The complete course included 22 films produced by Aetna in its motion picture bureau, in collaboration with the New York City Department of Education. The final exam film constituted a difficult 25-minute road test including many varied traffic situations and highway emergencies. These films were the first complete driver training course recorded on film to support classroom simulation.
I thought these were the coolest things in school. (I assume I used slightly more modernized versions, but I swear it was film and it looked like the mid-1950’s.
And, continuing the theme, Aetna wound up selling its property and casualty business (car and home insurance, mostly) to The Travelers in 1996.
Let’s see, what else would have been in this museum? Aetna was the first insurance company to advertise on television in 1944. Wait… 1944?! Wow. Aetna insured America’s original seven astronauts in NASA’s Mercury program, the first life insurance policies on astronauts.

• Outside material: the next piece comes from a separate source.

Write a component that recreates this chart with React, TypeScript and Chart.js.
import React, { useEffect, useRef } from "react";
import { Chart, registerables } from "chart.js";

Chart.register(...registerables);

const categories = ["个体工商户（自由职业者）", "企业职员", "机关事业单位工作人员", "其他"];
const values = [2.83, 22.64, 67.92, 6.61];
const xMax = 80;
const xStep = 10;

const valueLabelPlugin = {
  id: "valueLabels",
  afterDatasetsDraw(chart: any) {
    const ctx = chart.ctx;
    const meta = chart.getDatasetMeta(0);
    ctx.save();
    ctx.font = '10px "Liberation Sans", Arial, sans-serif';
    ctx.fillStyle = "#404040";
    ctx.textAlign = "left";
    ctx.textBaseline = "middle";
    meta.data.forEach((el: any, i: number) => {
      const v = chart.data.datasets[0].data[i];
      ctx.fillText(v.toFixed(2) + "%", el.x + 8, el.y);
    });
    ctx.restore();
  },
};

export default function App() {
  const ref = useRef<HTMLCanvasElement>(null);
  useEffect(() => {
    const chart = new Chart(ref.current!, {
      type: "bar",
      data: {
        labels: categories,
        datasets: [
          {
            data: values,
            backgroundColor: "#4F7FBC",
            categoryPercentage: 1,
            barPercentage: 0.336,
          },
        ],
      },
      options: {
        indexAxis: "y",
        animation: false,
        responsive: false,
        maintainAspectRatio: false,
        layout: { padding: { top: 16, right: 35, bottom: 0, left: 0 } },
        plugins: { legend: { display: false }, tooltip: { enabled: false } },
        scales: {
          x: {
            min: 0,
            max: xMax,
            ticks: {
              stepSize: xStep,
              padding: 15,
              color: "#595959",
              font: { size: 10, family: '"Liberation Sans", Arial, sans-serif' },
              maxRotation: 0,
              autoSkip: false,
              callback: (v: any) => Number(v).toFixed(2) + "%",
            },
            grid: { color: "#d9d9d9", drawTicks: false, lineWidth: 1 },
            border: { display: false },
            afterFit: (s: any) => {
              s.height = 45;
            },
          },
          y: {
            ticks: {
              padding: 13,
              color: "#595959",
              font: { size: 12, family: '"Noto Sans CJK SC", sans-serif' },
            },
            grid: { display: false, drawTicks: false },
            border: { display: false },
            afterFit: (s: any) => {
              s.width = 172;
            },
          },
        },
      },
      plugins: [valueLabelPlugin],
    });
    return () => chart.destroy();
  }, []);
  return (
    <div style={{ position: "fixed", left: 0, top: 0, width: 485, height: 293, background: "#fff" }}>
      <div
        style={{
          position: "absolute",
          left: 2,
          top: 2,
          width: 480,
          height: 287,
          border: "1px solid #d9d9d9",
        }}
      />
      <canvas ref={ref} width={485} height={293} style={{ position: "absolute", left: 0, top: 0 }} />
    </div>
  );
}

Okay, I’ll stop here. I have no idea what’s going to happen to the massive building at 151 Farmington Avenue. Who knows what CVS will do with Aetna and who knows what the remote work policy will morph into by the 2030’s. Who knows if the section of I-84, known as the Aetna Viaduct, will ever be improved.
And who knows how long the geographic center of Hartford will remain have its prominent setting at the Aetna Building? All I know is that this museum, as with many private corporate museums, will likely never see the light of day again to the yearning masses, so this page is all you’ll ever Getna from Aetna.